Acórdão nº 212/06.3TBSBG.C2.S1 de Supremo Tribunal de Justiça (Portugal), 22 de Outubro de 2015
Magistrado Responsável | TOMÉ GOMES |
Data da Resolução | 22 de Outubro de 2015 |
Emissor | Supremo Tribunal de Justiça (Portugal) |
I – Relatório 1. AA e cônjuge BB (A.A.) instauraram, em 18/09/2006, no Tribunal Judicial do Sabugal, ação declarativa, sob a forma de processo ordinário, em que demandaram o Município do Sabugal (1.º R)[1] e CC e cônjuge DD (2.º R.R.), alegando, em resumo, que: .
Os A.A. são proprietários de um prédio rústico sito na freguesia do Sabugal que confronta com um campo desportivo do 1.º R. e com um prédio dos 2.°s R.R.; .

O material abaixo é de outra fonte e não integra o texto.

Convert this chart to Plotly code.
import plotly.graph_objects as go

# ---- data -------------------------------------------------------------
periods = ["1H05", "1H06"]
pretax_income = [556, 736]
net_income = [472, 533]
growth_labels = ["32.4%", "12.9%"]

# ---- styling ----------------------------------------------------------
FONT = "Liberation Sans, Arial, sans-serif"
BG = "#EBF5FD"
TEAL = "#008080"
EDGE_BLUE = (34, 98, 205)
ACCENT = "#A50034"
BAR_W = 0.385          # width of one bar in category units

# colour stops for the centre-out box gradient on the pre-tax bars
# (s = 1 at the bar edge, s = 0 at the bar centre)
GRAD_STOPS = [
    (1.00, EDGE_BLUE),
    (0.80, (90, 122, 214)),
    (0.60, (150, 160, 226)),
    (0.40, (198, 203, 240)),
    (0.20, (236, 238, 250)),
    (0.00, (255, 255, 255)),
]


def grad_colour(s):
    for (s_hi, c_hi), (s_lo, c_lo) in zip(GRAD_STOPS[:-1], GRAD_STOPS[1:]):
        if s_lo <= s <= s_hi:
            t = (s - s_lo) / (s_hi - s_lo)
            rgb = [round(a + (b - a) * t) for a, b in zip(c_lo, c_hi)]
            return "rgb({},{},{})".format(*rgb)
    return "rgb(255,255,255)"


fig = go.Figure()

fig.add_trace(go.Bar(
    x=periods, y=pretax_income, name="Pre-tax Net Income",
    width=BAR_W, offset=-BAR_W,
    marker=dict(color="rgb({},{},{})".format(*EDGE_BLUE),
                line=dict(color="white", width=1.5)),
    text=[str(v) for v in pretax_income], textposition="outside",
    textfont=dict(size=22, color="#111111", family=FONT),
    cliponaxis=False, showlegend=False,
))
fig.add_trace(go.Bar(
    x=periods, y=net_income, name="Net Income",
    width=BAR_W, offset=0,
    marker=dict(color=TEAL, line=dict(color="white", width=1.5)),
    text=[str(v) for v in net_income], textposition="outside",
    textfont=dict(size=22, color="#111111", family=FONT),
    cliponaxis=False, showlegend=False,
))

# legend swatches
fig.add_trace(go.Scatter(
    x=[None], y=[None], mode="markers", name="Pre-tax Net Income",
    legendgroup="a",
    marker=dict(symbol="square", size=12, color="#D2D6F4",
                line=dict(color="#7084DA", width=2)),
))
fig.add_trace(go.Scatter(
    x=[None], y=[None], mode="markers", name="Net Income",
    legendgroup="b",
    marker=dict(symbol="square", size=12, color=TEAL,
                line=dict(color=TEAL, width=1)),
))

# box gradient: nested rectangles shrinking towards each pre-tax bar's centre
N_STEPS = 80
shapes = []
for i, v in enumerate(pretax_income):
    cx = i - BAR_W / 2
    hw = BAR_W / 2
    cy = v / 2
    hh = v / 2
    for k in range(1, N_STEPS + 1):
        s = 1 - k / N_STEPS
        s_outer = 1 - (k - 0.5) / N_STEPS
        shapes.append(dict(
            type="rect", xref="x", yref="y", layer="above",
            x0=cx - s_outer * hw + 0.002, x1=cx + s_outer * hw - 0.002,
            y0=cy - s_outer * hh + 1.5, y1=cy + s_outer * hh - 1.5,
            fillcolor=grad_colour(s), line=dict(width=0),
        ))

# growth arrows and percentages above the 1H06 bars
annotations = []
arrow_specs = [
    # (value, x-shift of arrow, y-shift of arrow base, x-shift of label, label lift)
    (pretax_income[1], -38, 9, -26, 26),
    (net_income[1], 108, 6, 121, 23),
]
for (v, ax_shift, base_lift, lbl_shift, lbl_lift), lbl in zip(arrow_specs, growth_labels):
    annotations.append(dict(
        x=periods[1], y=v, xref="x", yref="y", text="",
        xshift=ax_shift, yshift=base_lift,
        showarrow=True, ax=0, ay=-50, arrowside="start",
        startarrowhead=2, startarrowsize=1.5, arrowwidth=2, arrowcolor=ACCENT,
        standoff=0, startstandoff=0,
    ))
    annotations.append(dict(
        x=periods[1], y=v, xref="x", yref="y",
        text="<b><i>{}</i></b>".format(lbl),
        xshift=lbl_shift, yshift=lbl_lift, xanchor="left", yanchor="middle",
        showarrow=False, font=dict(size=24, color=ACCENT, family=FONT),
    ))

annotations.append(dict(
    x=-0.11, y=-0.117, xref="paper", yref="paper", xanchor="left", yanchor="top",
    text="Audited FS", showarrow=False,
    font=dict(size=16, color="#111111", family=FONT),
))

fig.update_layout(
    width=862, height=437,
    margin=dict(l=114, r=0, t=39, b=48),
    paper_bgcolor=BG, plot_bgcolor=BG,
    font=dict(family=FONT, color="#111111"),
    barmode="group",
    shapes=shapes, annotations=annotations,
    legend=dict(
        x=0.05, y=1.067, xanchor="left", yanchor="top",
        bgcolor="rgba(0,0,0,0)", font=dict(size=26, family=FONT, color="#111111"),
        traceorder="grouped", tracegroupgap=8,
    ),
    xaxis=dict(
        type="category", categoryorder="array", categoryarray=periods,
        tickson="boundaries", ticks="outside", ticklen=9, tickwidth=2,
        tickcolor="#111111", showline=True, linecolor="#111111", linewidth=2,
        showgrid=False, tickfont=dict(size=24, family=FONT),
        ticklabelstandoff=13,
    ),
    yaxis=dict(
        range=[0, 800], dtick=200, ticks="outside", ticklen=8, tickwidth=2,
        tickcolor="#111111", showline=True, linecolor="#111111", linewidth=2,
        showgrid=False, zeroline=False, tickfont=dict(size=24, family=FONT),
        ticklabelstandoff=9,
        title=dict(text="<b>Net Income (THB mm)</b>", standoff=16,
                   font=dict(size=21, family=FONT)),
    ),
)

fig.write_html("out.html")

Em 1994, o 1.º R. efetuou obras de terraplanagem no referido campo desportivo, as quais deram origem a derrocadas de terra que vieram a desembocar nas propriedades dos A.A. e dos 2.ºs R.R., tendo o A. alertado o 1.º R. do sucedido e solicitado providências imediatas para impedir a queda continuada de entulho no seu terreno, sugerindo-lhe a construção de um muro ou de uma vedação consistente, o que nunca sucedeu, não tendo sido retirado o entulho; .

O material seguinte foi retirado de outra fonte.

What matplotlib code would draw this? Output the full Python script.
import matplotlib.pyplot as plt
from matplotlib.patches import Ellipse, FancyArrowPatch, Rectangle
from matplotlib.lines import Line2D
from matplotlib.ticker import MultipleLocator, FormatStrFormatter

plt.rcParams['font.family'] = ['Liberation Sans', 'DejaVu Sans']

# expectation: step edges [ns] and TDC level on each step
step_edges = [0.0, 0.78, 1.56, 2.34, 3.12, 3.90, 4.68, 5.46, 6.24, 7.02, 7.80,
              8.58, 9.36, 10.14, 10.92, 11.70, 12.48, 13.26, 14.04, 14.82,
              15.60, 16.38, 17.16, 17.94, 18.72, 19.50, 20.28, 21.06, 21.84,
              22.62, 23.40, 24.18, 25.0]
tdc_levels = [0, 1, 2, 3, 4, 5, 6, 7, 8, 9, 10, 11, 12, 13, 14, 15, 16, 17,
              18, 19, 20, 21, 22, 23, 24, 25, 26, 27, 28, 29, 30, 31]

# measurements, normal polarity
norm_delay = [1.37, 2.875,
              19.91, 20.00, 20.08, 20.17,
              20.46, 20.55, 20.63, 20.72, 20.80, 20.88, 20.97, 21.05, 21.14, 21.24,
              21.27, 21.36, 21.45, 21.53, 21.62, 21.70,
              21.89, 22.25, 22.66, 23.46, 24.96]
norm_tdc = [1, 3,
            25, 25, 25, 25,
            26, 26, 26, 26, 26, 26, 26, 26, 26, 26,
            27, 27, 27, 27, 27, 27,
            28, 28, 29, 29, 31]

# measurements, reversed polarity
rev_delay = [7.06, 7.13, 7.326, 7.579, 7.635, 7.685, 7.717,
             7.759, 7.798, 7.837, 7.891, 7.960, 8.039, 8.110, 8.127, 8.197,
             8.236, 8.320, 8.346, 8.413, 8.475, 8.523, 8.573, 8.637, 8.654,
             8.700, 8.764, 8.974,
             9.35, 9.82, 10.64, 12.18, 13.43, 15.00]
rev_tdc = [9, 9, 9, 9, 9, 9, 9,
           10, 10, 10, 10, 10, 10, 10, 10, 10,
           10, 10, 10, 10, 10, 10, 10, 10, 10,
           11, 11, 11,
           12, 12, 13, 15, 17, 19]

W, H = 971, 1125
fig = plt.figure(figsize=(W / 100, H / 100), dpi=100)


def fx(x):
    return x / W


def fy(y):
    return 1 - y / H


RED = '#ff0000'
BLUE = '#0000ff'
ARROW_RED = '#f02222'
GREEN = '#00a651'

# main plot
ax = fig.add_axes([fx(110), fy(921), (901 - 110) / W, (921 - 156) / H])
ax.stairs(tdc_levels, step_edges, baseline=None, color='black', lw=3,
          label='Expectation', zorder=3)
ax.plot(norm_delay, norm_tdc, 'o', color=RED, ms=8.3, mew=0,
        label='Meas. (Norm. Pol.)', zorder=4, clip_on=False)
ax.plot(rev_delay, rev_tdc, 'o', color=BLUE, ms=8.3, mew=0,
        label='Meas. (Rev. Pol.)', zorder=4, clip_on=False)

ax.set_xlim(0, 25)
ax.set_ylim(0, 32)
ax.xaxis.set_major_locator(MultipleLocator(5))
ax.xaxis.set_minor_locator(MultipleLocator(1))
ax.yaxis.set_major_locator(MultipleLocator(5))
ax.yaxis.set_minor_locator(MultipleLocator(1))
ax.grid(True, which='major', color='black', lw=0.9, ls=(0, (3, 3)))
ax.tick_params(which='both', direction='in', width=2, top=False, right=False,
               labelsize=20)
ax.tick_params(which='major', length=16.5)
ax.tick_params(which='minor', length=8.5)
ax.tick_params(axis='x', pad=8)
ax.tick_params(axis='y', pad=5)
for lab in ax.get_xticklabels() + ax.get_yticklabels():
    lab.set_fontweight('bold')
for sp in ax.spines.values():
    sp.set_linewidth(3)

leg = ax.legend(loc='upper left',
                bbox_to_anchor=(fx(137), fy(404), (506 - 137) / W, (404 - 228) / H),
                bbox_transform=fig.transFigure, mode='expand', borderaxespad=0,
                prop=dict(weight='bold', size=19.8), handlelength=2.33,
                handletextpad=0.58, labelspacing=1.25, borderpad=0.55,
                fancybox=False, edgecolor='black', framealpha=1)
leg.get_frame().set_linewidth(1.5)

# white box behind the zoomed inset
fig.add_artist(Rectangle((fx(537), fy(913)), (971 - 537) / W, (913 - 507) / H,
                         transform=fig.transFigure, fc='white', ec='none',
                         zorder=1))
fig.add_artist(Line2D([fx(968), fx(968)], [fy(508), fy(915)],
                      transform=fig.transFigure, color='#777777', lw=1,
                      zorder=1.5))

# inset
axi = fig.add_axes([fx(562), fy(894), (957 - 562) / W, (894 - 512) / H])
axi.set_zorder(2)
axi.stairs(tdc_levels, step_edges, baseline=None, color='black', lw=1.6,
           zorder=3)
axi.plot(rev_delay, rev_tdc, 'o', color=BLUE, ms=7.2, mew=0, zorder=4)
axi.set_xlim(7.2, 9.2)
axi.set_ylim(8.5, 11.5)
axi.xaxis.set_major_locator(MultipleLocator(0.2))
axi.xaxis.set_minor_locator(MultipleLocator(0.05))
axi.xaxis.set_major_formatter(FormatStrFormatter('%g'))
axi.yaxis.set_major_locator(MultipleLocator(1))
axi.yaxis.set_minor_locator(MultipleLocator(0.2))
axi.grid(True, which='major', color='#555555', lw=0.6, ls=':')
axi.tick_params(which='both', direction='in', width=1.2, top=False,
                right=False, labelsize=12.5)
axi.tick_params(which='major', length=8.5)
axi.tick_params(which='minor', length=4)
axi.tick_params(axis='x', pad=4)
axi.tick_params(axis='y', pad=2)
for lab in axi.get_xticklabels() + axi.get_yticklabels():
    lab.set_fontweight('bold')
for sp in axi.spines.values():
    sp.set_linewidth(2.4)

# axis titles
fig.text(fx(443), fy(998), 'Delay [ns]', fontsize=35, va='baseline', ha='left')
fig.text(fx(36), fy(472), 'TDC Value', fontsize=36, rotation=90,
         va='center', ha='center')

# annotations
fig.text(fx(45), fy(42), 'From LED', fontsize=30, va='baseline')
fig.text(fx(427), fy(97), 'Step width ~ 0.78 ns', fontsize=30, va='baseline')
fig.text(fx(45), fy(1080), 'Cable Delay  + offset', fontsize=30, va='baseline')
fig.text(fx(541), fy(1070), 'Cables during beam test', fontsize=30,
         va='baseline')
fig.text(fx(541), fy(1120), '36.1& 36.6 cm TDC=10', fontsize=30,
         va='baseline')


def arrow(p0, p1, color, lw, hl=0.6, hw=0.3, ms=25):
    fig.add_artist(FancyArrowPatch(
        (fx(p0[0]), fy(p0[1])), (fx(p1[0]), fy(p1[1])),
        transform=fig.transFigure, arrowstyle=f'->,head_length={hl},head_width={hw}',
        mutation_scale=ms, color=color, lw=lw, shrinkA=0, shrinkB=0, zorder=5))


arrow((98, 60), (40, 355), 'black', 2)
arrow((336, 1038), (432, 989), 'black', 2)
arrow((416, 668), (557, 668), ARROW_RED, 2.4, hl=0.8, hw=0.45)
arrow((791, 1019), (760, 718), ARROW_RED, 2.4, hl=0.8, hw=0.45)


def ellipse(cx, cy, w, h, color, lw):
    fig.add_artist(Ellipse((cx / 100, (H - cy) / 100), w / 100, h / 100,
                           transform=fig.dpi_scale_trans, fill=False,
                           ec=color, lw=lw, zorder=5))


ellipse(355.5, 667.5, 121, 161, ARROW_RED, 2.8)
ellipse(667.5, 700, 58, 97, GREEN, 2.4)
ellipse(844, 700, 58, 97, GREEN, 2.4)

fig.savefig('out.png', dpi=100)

Em 2000 e 2003, o 1.º R. construiu uma passagem para acesso ao prédio dos 2°s R.R. através do prédio dos A.A., apropriando-se de uma área de 144 m2, destruindo o muro divisório entre o prédio dos A.A. e o dos 2.ºs R.R. e arrancando os respetivos marcos, o que fez sem o consentimento dos A.A.; .
Além disso, o 1.º R. procedeu às instalações, na sua propriedade, da eletricidade e da água, através do prédio dos A.A., sem autorização destes e sem ter sido efetuado qualquer tipo de pagamento a título de indemnização; .
Também o 2.º R. deitou abaixo parte do muro na propriedade dos A.A., construído por estes, o qual acabou por cair em cima do A., provocando-lhe lesões graves; .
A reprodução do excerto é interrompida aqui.